Sunil Jeewoonarain, secrétaire MBOCFL : « Les véhicules japonais sont plus faciles à manier »
Selon le secrétaire de la Mauritius Bus Owner Coorperative Federation Ltd (MBOCFL), chaque autobus indépendamment de sa marque doit être selon les normes du Road Traffic (Construction and Use of Vehicles) Regulations 2010 (voir en hors-texte) afin d’être éligible pour la Fitness Examination. « Environ 95 % des opérateurs de bus optent pour la carrosserie ainsi que le châssis du Japon et le l’assemblage se fait à Maurice. Le coût de maintenance est relativement moins cher que des autobus de l’Inde, mais le système est tout de même plus durable. De plus, le confort du chauffeur est assuré et les véhicules japonais sont plus faciles à manier », explique-t-il.
Par ailleurs, il nous confie aussi que les autobus de la National Transport Corporation (CNT) font plus de trajets au quotidien que les bus individuels, l’usure est ainsi inévitable. « On travaille dur afin de réduire le nombre d’accidents sur nos routes. Toutefois, un changement de mentalité de la communauté des opérateurs est primordial. Les chauffeurs ont tendance à faire la course sur nos routes à cause de cela, dû à la compétition. C’est certes un facteur qui peut causer des accidents, mais nous travaillons sur ce point. Les pannes ou autres défaillances techniques sont très rares.

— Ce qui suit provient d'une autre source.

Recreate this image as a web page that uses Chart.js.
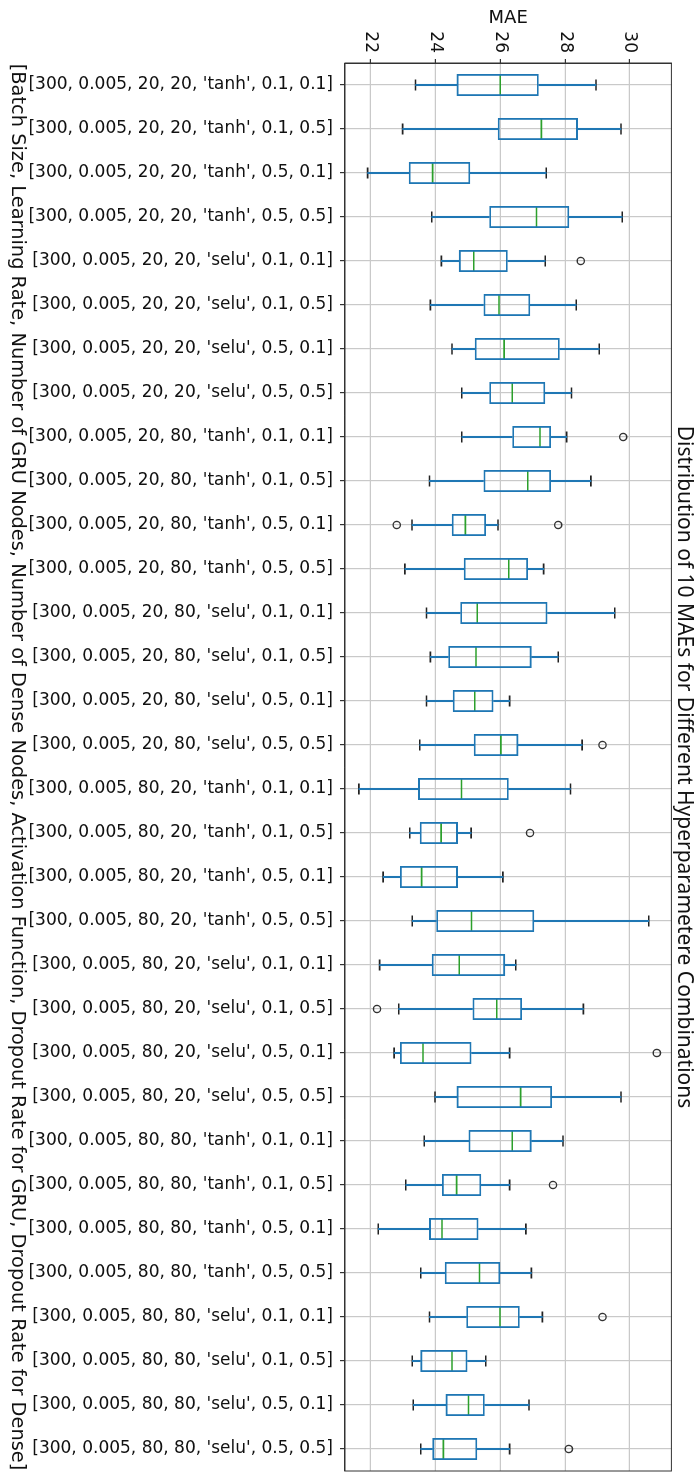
<!DOCTYPE html>
<html>
<head>
<meta charset="utf-8">
<title>MAE distribution per hyperparameter combination</title>
<script src="https://cdn.jsdelivr.net/npm/chart.js"></script>
<style>
  html, body { margin: 0; padding: 0; background: #fff; }
  body { width: 698px; height: 1472px; overflow: hidden; position: relative; }
  /* the figure is laid out landscape and turned a quarter clockwise */
  #wrap {
    position: absolute; left: 0; top: 0;
    width: 1472px; height: 698px;
    transform-origin: 0 0;
    transform: translateX(698px) rotate(90deg);
  }
</style>
</head>
<body>
<div id="wrap"><canvas id="maeChart" width="1472" height="698"></canvas></div>
<script>
// [Batch Size, Learning Rate, GRU nodes, Dense nodes, activation, dropout GRU, dropout Dense]
const categories = [
  "[300, 0.005, 20, 20, 'tanh', 0.1, 0.1]",
  "[300, 0.005, 20, 20, 'tanh', 0.1, 0.5]",
  "[300, 0.005, 20, 20, 'tanh', 0.5, 0.1]",
  "[300, 0.005, 20, 20, 'tanh', 0.5, 0.5]",
  "[300, 0.005, 20, 20, 'selu', 0.1, 0.1]",
  "[300, 0.005, 20, 20, 'selu', 0.1, 0.5]",
  "[300, 0.005, 20, 20, 'selu', 0.5, 0.1]",
  "[300, 0.005, 20, 20, 'selu', 0.5, 0.5]",
  "[300, 0.005, 20, 80, 'tanh', 0.1, 0.1]",
  "[300, 0.005, 20, 80, 'tanh', 0.1, 0.5]",
  "[300, 0.005, 20, 80, 'tanh', 0.5, 0.1]",
  "[300, 0.005, 20, 80, 'tanh', 0.5, 0.5]",
  "[300, 0.005, 20, 80, 'selu', 0.1, 0.1]",
  "[300, 0.005, 20, 80, 'selu', 0.1, 0.5]",
  "[300, 0.005, 20, 80, 'selu', 0.5, 0.1]",
  "[300, 0.005, 20, 80, 'selu', 0.5, 0.5]",
  "[300, 0.005, 80, 20, 'tanh', 0.1, 0.1]",
  "[300, 0.005, 80, 20, 'tanh', 0.1, 0.5]",
  "[300, 0.005, 80, 20, 'tanh', 0.5, 0.1]",
  "[300, 0.005, 80, 20, 'tanh', 0.5, 0.5]",
  "[300, 0.005, 80, 20, 'selu', 0.1, 0.1]",
  "[300, 0.005, 80, 20, 'selu', 0.1, 0.5]",
  "[300, 0.005, 80, 20, 'selu', 0.5, 0.1]",
  "[300, 0.005, 80, 20, 'selu', 0.5, 0.5]",
  "[300, 0.005, 80, 80, 'tanh', 0.1, 0.1]",
  "[300, 0.005, 80, 80, 'tanh', 0.1, 0.5]",
  "[300, 0.005, 80, 80, 'tanh', 0.5, 0.1]",
  "[300, 0.005, 80, 80, 'tanh', 0.5, 0.5]",
  "[300, 0.005, 80, 80, 'selu', 0.1, 0.1]",
  "[300, 0.005, 80, 80, 'selu', 0.1, 0.5]",
  "[300, 0.005, 80, 80, 'selu', 0.5, 0.1]",
  "[300, 0.005, 80, 80, 'selu', 0.5, 0.5]"
];

// box plot statistics of the 10 MAEs per combination
const whiskerLow = [23.38, 22.98, 21.90, 23.88, 24.18, 23.84, 24.51, 24.81,
                    24.81, 23.81, 23.27, 23.05, 23.72, 23.84, 23.72, 23.51,
                    21.63, 23.20, 22.38, 23.28, 22.27, 22.86, 22.72, 23.98,
                    23.65, 23.08, 22.23, 23.54, 23.81, 23.28, 23.31, 23.54];
const q1 =         [24.65, 25.92, 23.17, 25.66, 24.72, 25.48, 25.21, 25.66,
                    26.37, 25.48, 24.50, 24.87, 24.76, 24.39, 24.53, 25.18,
                    23.46, 23.51, 22.90, 24.02, 23.88, 25.14, 22.90, 24.65,
                    25.02, 24.20, 23.80, 24.28, 24.95, 23.53, 24.31, 23.90];
const median =     [26.00, 27.27, 23.91, 27.12, 25.18, 25.96, 26.12, 26.37,
                    27.23, 26.85, 24.92, 26.26, 25.29, 25.25, 25.21, 26.02,
                    24.80, 24.17, 23.57, 25.11, 24.73, 25.89, 23.61, 26.63,
                    26.37, 24.65, 24.20, 25.36, 25.99, 24.51, 25.02, 24.24];
const q3 =         [27.19, 28.40, 25.07, 28.13, 26.23, 26.93, 27.84, 27.39,
                    27.57, 27.57, 25.56, 26.86, 27.46, 26.97, 25.79, 26.56,
                    26.26, 24.69, 24.69, 27.05, 26.15, 26.67, 25.11, 27.60,
                    26.97, 25.41, 25.33, 26.00, 26.60, 24.99, 25.52, 25.29];
const whiskerHigh = [28.96, 29.73, 27.42, 29.77, 27.39, 28.35, 29.06, 28.20,
                     28.05, 28.80, 25.93, 27.34, 29.54, 27.79, 26.29, 28.53,
                     28.17, 25.10, 26.08, 30.59, 26.48, 28.57, 26.29, 29.73,
                     27.94, 26.29, 26.79, 26.96, 27.30, 25.55, 26.89, 26.29];
// [category index, MAE]
const outliers = [[4, 28.49], [8, 29.80], [10, 22.80], [10, 27.79], [15, 29.16],
                  [17, 26.92], [21, 22.19], [22, 30.84], [25, 27.63], [28, 29.16],
                  [31, 28.12]];
const maeTicks = [22, 24, 26, 28, 30];

const boxColor = "#1f77b4";
const medianColor = "#2ca02c";
const capColor = "#222222";
const gridColor = "#c9c9c9";
const spineColor = "#333333";

Chart.defaults.font.family = "'DejaVu Sans', sans-serif";
Chart.defaults.color = "#111";

// matplotlib-style closed frame around the axes
const frame = {
  id: "frame",
  afterDraw(chart) {
    const { ctx, chartArea: a } = chart;
    ctx.save();
    ctx.strokeStyle = spineColor;
    ctx.lineWidth = 1;
    ctx.strokeRect(a.left, a.top, a.right - a.left, a.bottom - a.top);
    ctx.restore();
  }
};

const range = (lo, hi) => lo.map((v, i) => [v, hi[i]]);
const markers = (values, radius, color) => ({
  type: "line",
  data: values,
  showLine: false,
  pointStyle: "line",
  pointRadius: radius,
  pointHoverRadius: radius,
  pointBorderColor: color,
  pointBorderWidth: 1.6
});

const ctx = document.getElementById("maeChart").getContext("2d");
new Chart(ctx, {
  type: "bar",
  data: {
    labels: categories,
    datasets: [
      {
        // whisker below the box
        data: range(whiskerLow, q1),
        backgroundColor: boxColor,
        barThickness: 1.4,
        grouped: false
      },
      {
        // whisker above the box
        data: range(q3, whiskerHigh),
        backgroundColor: boxColor,
        barThickness: 1.4,
        grouped: false
      },
      {
        // interquartile box
        data: range(q1, q3),
        backgroundColor: "rgba(0,0,0,0)",
        borderColor: boxColor,
        borderWidth: 1.8,
        borderSkipped: false,
        barPercentage: 0.5,
        categoryPercentage: 1,
        grouped: false
      },
      markers(median, 11, medianColor),
      markers(whiskerLow, 5.5, capColor),
      markers(whiskerHigh, 5.5, capColor),
      {
        type: "line",
        data: outliers.map(([i, v]) => ({ x: categories[i], y: v })),
        showLine: false,
        pointStyle: "circle",
        pointRadius: 3.6,
        pointHoverRadius: 3.6,
        pointBackgroundColor: "rgba(0,0,0,0)",
        pointBorderColor: "#333",
        pointBorderWidth: 1.4
      }
    ]
  },
  options: {
    responsive: false,
    animation: false,
    events: [],
    // the median/cap markers would otherwise pad the plot area
    layout: { autoPadding: false, padding: { left: 0, right: 1, top: 0, bottom: 0 } },
    plugins: {
      legend: { display: false },
      tooltip: { enabled: false },
      title: {
        display: true,
        fullSize: false,
        text: "Distribution of 10 MAEs for Different Hyperparametere Combinations",
        font: { family: "'Noto Sans', sans-serif", size: 21, weight: "normal" },
        color: "#111",
        padding: { top: 1.4, bottom: 0 }
      }
    },
    scales: {
      x: {
        offset: true,
        afterFit: s => {
          s.height = 345;
          s.paddingLeft = 0;
          s.paddingRight = 0;
        },
        grid: { offset: false, color: gridColor, lineWidth: 1.2, tickLength: 5, tickColor: spineColor },
        border: { color: spineColor, width: 1 },
        ticks: { autoSkip: false, minRotation: 90, maxRotation: 90, padding: 7, font: { size: 17 } },
        title: {
          display: true,
          text: "[Batch Size, Learning Rate, Number of GRU Nodes, Number of Dense Nodes, Activation Function, Dropout Rate for GRU, Dropout Rate for Dense]",
          font: { size: 19.4 },
          padding: { top: 0, bottom: 5.4 }
        }
      },
      y: {
        min: 21.2,
        max: 31.29,
        afterBuildTicks: s => { s.ticks = maeTicks.map(v => ({ value: v })); },
        afterFit: s => {
          s.width = 63;
          s.paddingTop = 0;
          s.paddingBottom = 0;
        },
        grid: { color: gridColor, lineWidth: 1.2, tickLength: 4, tickColor: spineColor },
        border: { color: spineColor, width: 1 },
        ticks: { padding: 6, font: { size: 17 } },
        title: { display: true, text: "MAE", font: { size: 18 }, padding: { top: 8, bottom: 0 } }
      }
    }
  },
  plugins: [frame]
});
</script>
</body>
</html>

En ce qui concerne les entretiens de nos bus, cela se fait à chaque 5000 km avec une révision générale du véhicule. En dépit des vérifications habituelles, pendant le trajet on doit se préparer à tout. Les opérateurs des autobus ont souvent des difficultés financières à cause des ‘taxis marrons’ ainsi que le manque de main-d’œuvre dans l’industrie du transport. Nous nous efforçons tout de même de mettre plus d’accent sur la sécurité des passagers », précise-t-il.